= Sadie Forman =

South African teacher, librarian and anti-apartheid activist

Sadie Forman (1929 – 11 December 2014) was a South African teacher, librarian and anti-apartheid activist.

==Early life==
Sadie Kreel was from Johannesburg, the daughter of writer Bunim-Idel Krill, a Jewish immigrant from Rokiškis, Lithuania. Her father was a Yiddish-language poet and writer.

==Career==
Sadie Forman and her husband Lionel were active members of the South African Communist Party. Lionel was arrested for treason in 1956. As his wife, Sadie was under severe restrictions: under her banning order, she was not allowed to go far from her house, or to enter factories or schools, or work around other people. She made a living as a proofreader during this time.

In 1969 she was granted an exit permit and left South Africa with her three children. She worked as a teacher in London. In 1996 she returned to live in South Africa, settling in Fort Hare, where she volunteered in the library at the University of Fort Hare, archiving the papers of the African National Congress. In 2012, the university recognized her contribution with an honorary doctorate.

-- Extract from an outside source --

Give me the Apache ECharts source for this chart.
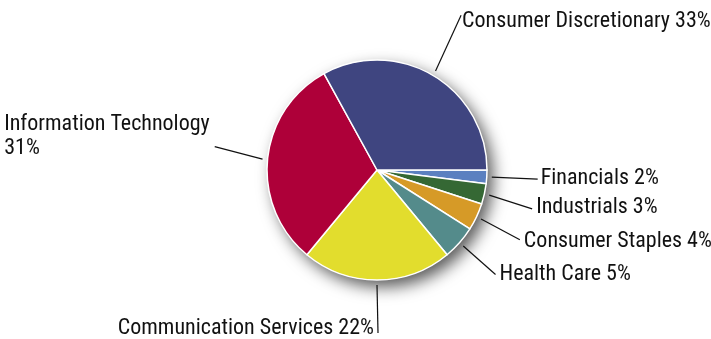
<!DOCTYPE html>
<html>
<head>
<meta charset="utf-8">
<script src="https://cdn.jsdelivr.net/npm/echarts@6/dist/echarts.min.js"></script>
<style>
  html, body { margin: 0; padding: 0; background: #fff; }
  #chart { width: 711px; height: 339px; }
</style>
</head>
<body>
<div id="chart"></div>
<script>
// Sector weights of the portfolio, listed clockwise from 3 o'clock
const sectors = ['Financials', 'Industrials', 'Consumer Staples', 'Health Care',
                 'Communication Services', 'Information Technology', 'Consumer Discretionary'];
const weights = [2, 3, 4, 5, 22, 31, 33];
const palette = ['#5b80c0', '#356834', '#d69a27', '#548b8b', '#e2dd2d', '#ae0039', '#3f4580'];

// Geometry and type
const CENTER = [377, 170];
const RADIUS = 110;
const LABEL_RING = 115;          // leader lines start a little outside the rim
const FONT = '"Roboto Condensed", "Liberation Sans Narrow", "DejaVu Sans Condensed", sans-serif';
const FONT_SIZE = 22;

// Leader-line lengths, nudges of the line tip (end) and of the text (dx, dy)
const labelStyle = {
  'Financials':             { len: 46, end: [0, -1], dx: -1, dy: -1 },
  'Industrials':            { len: 45, end: [-1, 4], dy: -1 },
  'Consumer Staples':       { len: 44, end: [-1, 2], dy: 2 },
  'Health Care':            { len: 43, end: [0, 0] },
  'Communication Services': { len: 48, end: [1, 0], align: 'right', dy: -5 },
  'Information Technology': { len: 48, end: [0, -8], wrap: true, dx: -1, dy: -10 },
  'Consumer Discretionary': { len: 60, end: [-5, -4], dx: -3, dy: 6 }
};

const chart = echarts.init(document.getElementById('chart'), null, { renderer: 'canvas' });

const sectorData = sectors.map((name, i) => ({
  name: name,
  value: weights[i],
  itemStyle: { color: palette[i] }
}));

const labelData = sectors.map((name, i) => ({
  name: name,
  value: weights[i],
  labelLine: { length: labelStyle[name].len, length2: 0 }
}));

const option = {
  animation: false,
  backgroundColor: '#fff',
  series: [
    // soft drop shadow under the disc
    {
      type: 'pie',
      center: CENTER,
      radius: RADIUS,
      silent: true,
      z: 1,
      label: { show: false },
      labelLine: { show: false },
      emphasis: { disabled: true },
      itemStyle: {
        color: '#ffffff',
        shadowBlur: 16,
        shadowColor: 'rgba(0,0,0,0.65)',
        shadowOffsetX: 6,
        shadowOffsetY: 7
      },
      data: [{ value: 1, name: '' }]
    },
    // the sectors
    {
      type: 'pie',
      center: CENTER,
      radius: RADIUS,
      startAngle: 0,
      clockwise: true,
      silent: true,
      z: 2,
      label: { show: false },
      labelLine: { show: false },
      emphasis: { disabled: true },
      itemStyle: { borderColor: '#ffffff', borderWidth: 1.5 },
      data: sectorData
    },
    // labels and leader lines
    {
      type: 'pie',
      center: CENTER,
      radius: LABEL_RING,
      startAngle: 0,
      clockwise: true,
      silent: true,
      z: 3,
      avoidLabelOverlap: false,
      emphasis: { disabled: true },
      itemStyle: { color: 'rgba(0,0,0,0)', borderWidth: 0 },
      label: {
        show: true,
        position: 'outside',
        distanceToLabelLine: 4,
        color: '#111',
        fontFamily: FONT,
        fontSize: FONT_SIZE,
        lineHeight: 24,
        formatter: function (p) {
          if (labelStyle[p.name].wrap) {
            return '{t|' + p.name + '}\n{t|' + p.value + '%}';
          }
          return p.name + ' ' + p.value + '%';
        },
        rich: {
          t: { align: 'left', fontFamily: FONT, fontSize: FONT_SIZE, lineHeight: 23.5, color: '#111' }
        }
      },
      labelLine: {
        show: true,
        smooth: false,
        lineStyle: { color: '#111', width: 1.2 }
      },
      labelLayout: function (p) {
        const pts = p.labelLinePoints;
        if (!pts) return {};
        const s = labelStyle[sectors[p.dataIndex]] || {};
        const off = s.end || [0, 0];
        const line = pts.map((pt, k) => k === 0 ? pt.slice() : [pt[0] + off[0], pt[1] + off[1]]);
        const end = line[line.length - 1];
        const align = s.align || p.align;
        const gap = 4;
        return {
          x: end[0] + (align === 'right' ? -gap : gap) + (s.dx || 0),
          y: end[1] + (s.dy || 0),
          align: align,
          verticalAlign: 'middle',
          labelLinePoints: line
        };
      },
      data: labelData
    }
  ]
};

chart.setOption(option);
</script>
</body>
</html>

She co-edited an edition of her husband's writings with André Odendaal, published in 1992. She also wrote a biography of her husband, Lionel Forman: A Life Too Short (2008).

==Personal life==
Sadie married Lionel Forman, a fellow child of Jewish immigrants, in 1952. They had three children, Karl, Frank and Sara, born before Lionel died in 1959, aged 32 years, from complications following a heart surgery performed by Christiaan Barnard. In 2007 she moved to London for her health, and to be near her children. Sadie Forman died in 2014, aged 85 years, in England.